家族や兄弟など親族に対する心の距離感を抱え、自身の支えとなるような別の家族を渇望してしたこと。漠然とはしているが、こうした葛藤を抱える人は、案外多いのではないか。
清和は、佐都子の良き理解者であり、良き夫だ。
一方、ひかりの愛した巧は、若く、責任感に乏しい。
だが、それぞれが愛している、或いは、愛したという事実に変わりはない。
そして、切望したか否かにかかわらず、ふたりの子供に対する愛情は深い。
ひかりは子供を手放してしまったが、手紙にあったように、なかったことなどには決してできないのだ。

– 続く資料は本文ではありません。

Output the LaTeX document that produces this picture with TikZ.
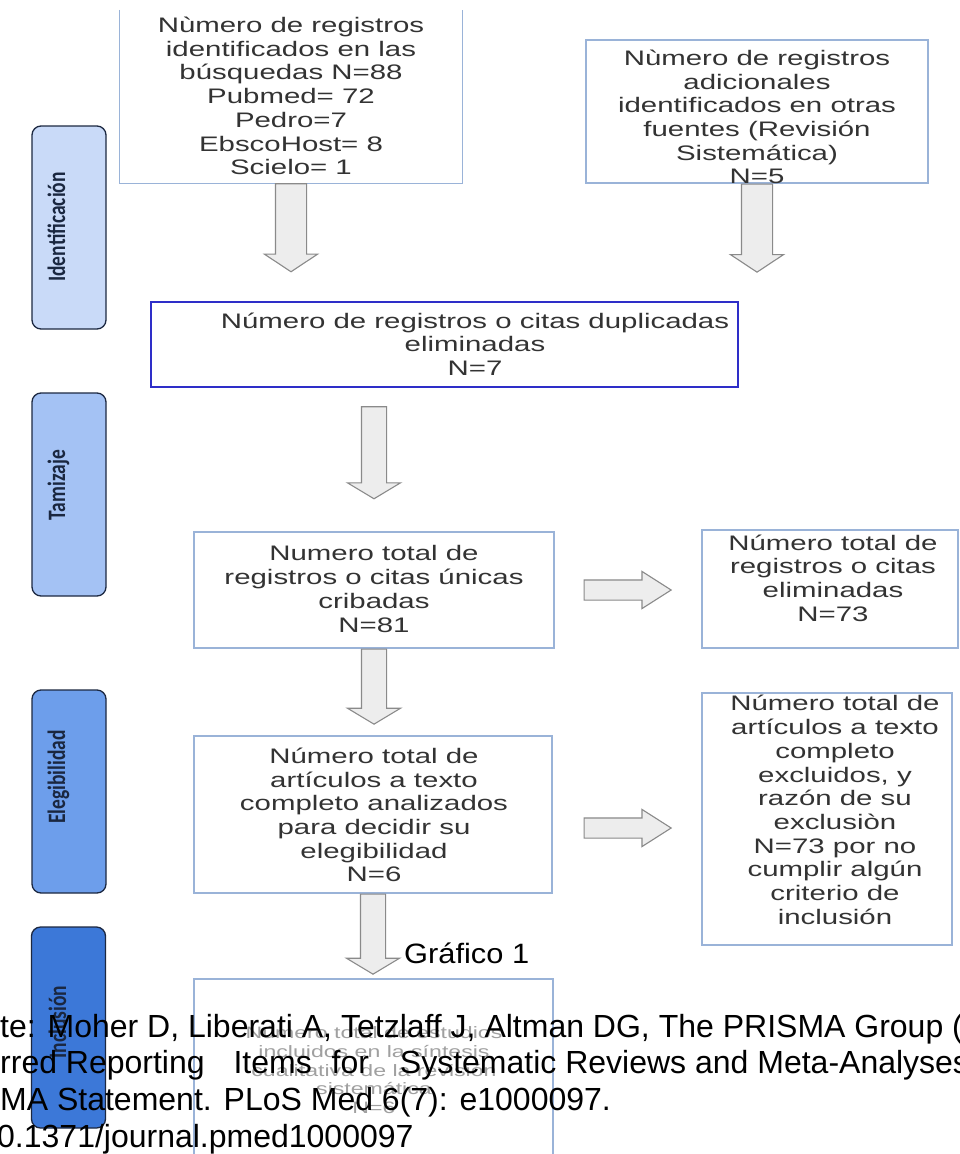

その後、ひかりは空虚な人生を送るようになってしまったように思えたが、僕は実はそうではなかったと思う。
原作では、風俗嬢のコノミが、ひかりに、いつか自分の産んだ子に堂々と会えるように頑張りたいと話し、ひかりもこの言葉に触発されて、身を粉にして働いていたように思う。
映画では、浅見と語らったベビーバトンでの短い生活で、改めて、「なかったことにはできない」想いが強くなったのではないのか。
だから、副次的にだが、自堕落な仲間にでさえ思いやる気持ちも持つようになったのではないのか。
周囲が望もうと望むまいと、我が子は我が子だ。
その後、一連の出来事は、思わぬ形で、そして、ひかりが想定していたよりも早く、ひかりを、この家族に引き合わせる。
エンディングは胸を打つ。
原作は、雨が降る朝、ひとり佇むひかりを、佐都子が後ろから強く抱きしめる。
広島のお母ちゃんだと言う佐都子と、ちょっと驚いて、広島のお母ちゃん?と聞き返す朝斗。
雨雲の切れ間から、朝陽が差し、3人を照らす。
きっと虹がかかるのではないかと思うような光景だ。
ひかりは、家族になったのだ。
映画はご覧になった通りだ。
会いたかった。
ひかりは、家族になったのだ。
家族とはなんだろうか。
興味のある人は原作も読んでみてください。